After a precautionary CT scan, he was released within a few hours. He stayed at his mother's home in Culver City, then returned Wednesday to his home in Chandler, Ariz.

"I've still got some headaches," he told The Times, "and I'm a little disoriented. My body feels good. I just can't get rid of these headaches."

In the fourth inning of a game between the Dodgers and Colorado Rockies, Martin flashed the sign for a curveball to Dodgers pitcher Brad Penny, but Penny had glanced away and missed the sign.

Penny threw a fastball. Martin, expecting a curve, could not react quickly enough in that split-second, except to yell back to Danley.

"I felt like somebody gave me a left hook," Danley said. "I could see it coming. I couldn't do anything about it."

Danley lost consciousness for a few moments, falling backward, a moment replayed all night long on sports shows across the country.

As a hush fell over the stadium and trainers rushed to his aid, Danley said he could hear Dodgers trainer Stan Conte asking him to open his eyes.

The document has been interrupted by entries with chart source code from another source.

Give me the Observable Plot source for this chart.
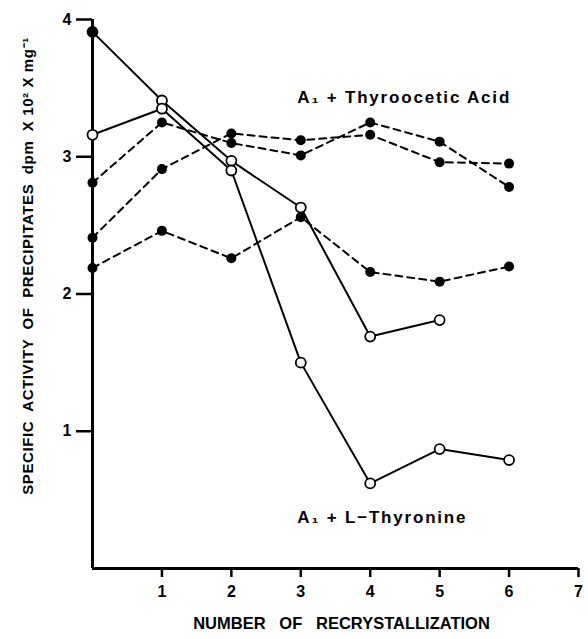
<!DOCTYPE html>
<html>
<head>
<meta charset="utf-8">
<script src="https://cdn.jsdelivr.net/npm/d3@7"></script>
<script src="https://cdn.jsdelivr.net/npm/@observablehq/plot@0.6"></script>
<style>
  html, body { margin: 0; padding: 0; background: white; }
</style>
</head>
<body>
<div id="chart"></div>
<script>
// Number of recrystallizations
const steps = [0, 1, 2, 3, 4, 5, 6];
// A1 + Thyroacetic acid (filled dots, dashed lines)
const thyroA = [2.81, 3.25, 3.10, 3.01, 3.25, 3.11, 2.78];
const thyroB = [2.41, 2.91, 3.17, 3.12, 3.16, 2.96, 2.95];
const thyroC = [2.19, 2.46, 2.26, 2.56, 2.16, 2.09, 2.20];
// A1 + L-Thyronine (open circles, solid lines)
const thyronineA = [3.91, 3.41, 2.97, 2.63, 1.69, 1.81];
const thyronineB = [3.16, 3.35, 2.90, 1.50, 0.62, 0.87, 0.79];
// Tick labels
const xTicks = [1, 2, 3, 4, 5, 6, 7];
const yTicks = [1, 2, 3, 4];
// Annotations
const labels = [
  {text: "A\u2081 + Thyroocetic Acid", x: 2.95, y: 3.43},
  {text: "A\u2081 + L\u2212Thyronine", x: 2.95, y: 0.37}
];

const toRows = (name, vals) => vals.map((v, i) => ({series: name, x: steps[i], y: v}));
const dashed = [...toRows("TA-a", thyroA), ...toRows("TA-b", thyroB), ...toRows("TA-c", thyroC)];
const solid = [...toRows("LT-a", thyronineA), ...toRows("LT-b", thyronineB)];

const font = "'Liberation Sans', Arial, sans-serif";
const yTitle = "SPECIFIC  ACTIVITY  OF  PRECIPITATES  dpm  X 10\u00B2 X mg\u207B\u00B9";

const chart = Plot.plot({
  width: 588,
  height: 639,
  marginLeft: 92,
  marginRight: 10,
  marginTop: 19,
  marginBottom: 71,
  style: {fontFamily: font, background: "white", color: "black"},
  x: {domain: [0, 7]},
  y: {domain: [0, 4]},
  marks: [
    Plot.axisX({ticks: xTicks, tickFormat: d => String(d), tickSize: 9, tickPadding: 8, fontSize: 16, fontWeight: "bold", strokeWidth: 2.5, label: null}),
    Plot.axisY({ticks: yTicks, tickFormat: d => String(d), tickSize: 16, tickPadding: 5, fontSize: 16, fontWeight: "bold", strokeWidth: 2.5, label: null}),
    Plot.ruleY([0], {strokeWidth: 3}),
    Plot.ruleX([0], {strokeWidth: 3}),
    Plot.line(dashed, {x: "x", y: "y", z: "series", stroke: "black", strokeWidth: 2, strokeDasharray: "7,5"}),
    Plot.line(solid, {x: "x", y: "y", z: "series", stroke: "black", strokeWidth: 2}),
    Plot.dot(dashed, {x: "x", y: "y", r: 5, fill: "black", stroke: "none"}),
    Plot.dot(solid, {x: "x", y: "y", r: 5, fill: d => (d.series === "LT-a" && d.x === 0) ? "black" : "white", stroke: "black", strokeWidth: 1.8}),
    Plot.text(labels, {x: "x", y: "y", text: "text", textAnchor: "start", fontSize: 17, fontWeight: "bold", fill: "black"}),
    Plot.text(["NUMBER   OF   RECRYSTALLIZATION"], {frameAnchor: "bottom", dx: 6, dy: 60, fontSize: 16.5, fontWeight: "bold", fill: "black"}),
    Plot.text([yTitle], {frameAnchor: "left", textAnchor: "middle", rotate: -90, dx: -64, dy: -28, fontSize: 15, fontWeight: "bold", fill: "black"})
  ]
});
const labelTexts = new Set(labels.map(d => d.text));
chart.querySelectorAll("text").forEach(t => {
  t.style.whiteSpace = "pre";
  if (labelTexts.has(t.textContent)) t.style.letterSpacing = "1.8px";
  if (t.textContent === yTitle) t.style.letterSpacing = "0.6px";
});
document.getElementById("chart").appendChild(chart);
</script>
</body>
</html>
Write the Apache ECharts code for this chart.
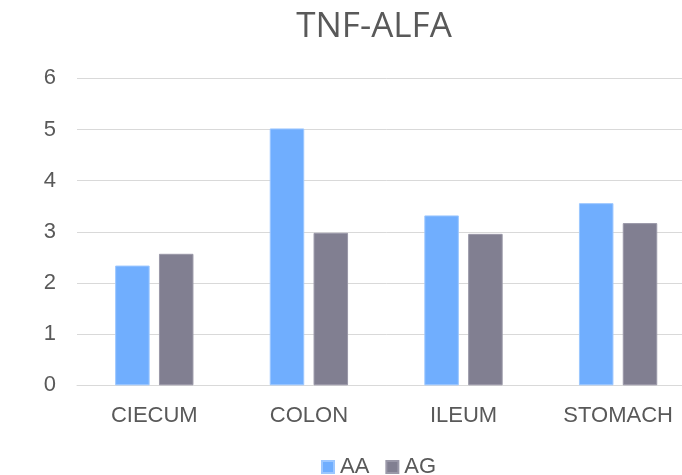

"I kind of remember, 'Where am I? Open my eyes? Why did he ask me that?' " Danley said.

The Dodgers players left the field and returned to the dugout, with the exceptions of Penny and Martin.

"I was just hoping that he was still breathing," Martin said after the game. "I told him 'I'm sorry' a couple of times, but I don't know if he heard me."

Said Danley: "I didn't hear him at all. But stuff like that happens all the time. Sometimes we dodge it. This was just one of those things.

"I don't blame him. I just happened to be in the way."